The same would apply to Kenya as the East African Community (EAC)’s trade hub. However, the Kenyatta administration has simultaneously pursued negotiations with the US over a bilateral FTA, which kicked off this month but will take at least 12 months to complete. This is driven by the looming expiry of the African Growth and Opportunity Act (AGOA) in 2025, which is forcing Kenya to seek new foundations for trade with its third-largest export market and seventh overall trading partner. While the US administration has billed the bilateral effort as “complementary” to the AfCFTA and a potential model for future FTAs across the region, the AU and the EAC favor collective, rather than bilateral negotiations. Kenya’s focus on the US FTA thus presents possible legal and certainly diplomatic challenges for regional trade integration under EAC and AfCFTA protocols. AU officials have strongly discouraged member states from bilateral FTA negotiations with third parties and any concessions Kenya makes to the US, for instance around most-favored nation status or RoO criteria might have to be extended to all AfCFTA signatories.
Nigeria, for its part, signed the AfCFTA belatedly and has yet to ratify the agreement. Given its near-exclusive reliance on oil and gas exports that typically do not face any duties or quota restrictions from recipient countries, Nigeria’s interest in dismantling barriers to trade has traditionally been limited. Instead, due to pressure from manufacturer associations and big conglomerates with vested interests, high tariffs and import bans have been long-standing features of Nigerian trade policy. This trend has only accelerated since President Muhammadu Buhari took office in 2015, and the government seems determined to double down on its so-called self-sufficiency agenda in response to Covid-19. Nevertheless, there is growing pressure from certain domestic companies which have grown beyond the Nigerian market to engage with and reap the benefits of the AfCFTA.
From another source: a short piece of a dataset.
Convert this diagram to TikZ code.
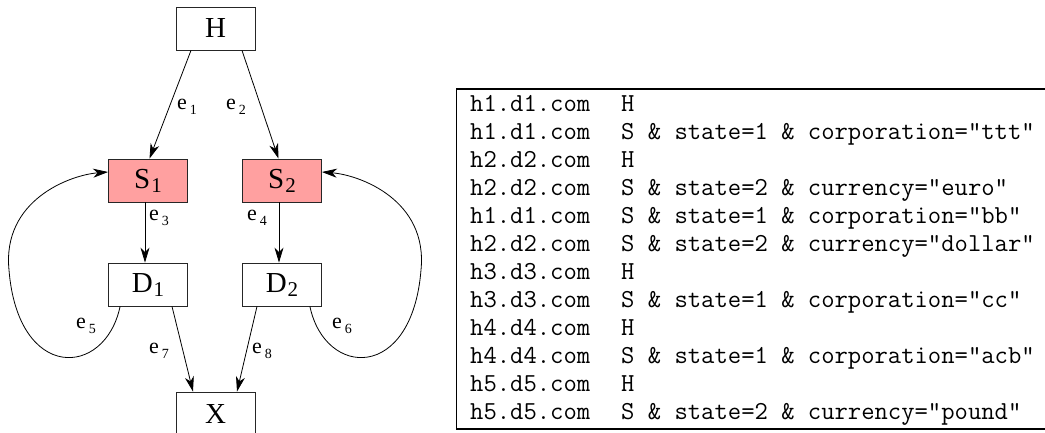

As much as the pandemic has reinforced the long-term strategic rationale for the AfCFTA and its potential to boost value-adding intra-regional trade, it may equally fuel second thoughts regarding tariff liberalization and schedules as the pandemic forces policymakers to re-evaluate short-term revenue losses vs long-term gains. This is another reason why the 1 January 2021 deadline – and a smooth and speedy implementation process – looks uncertain.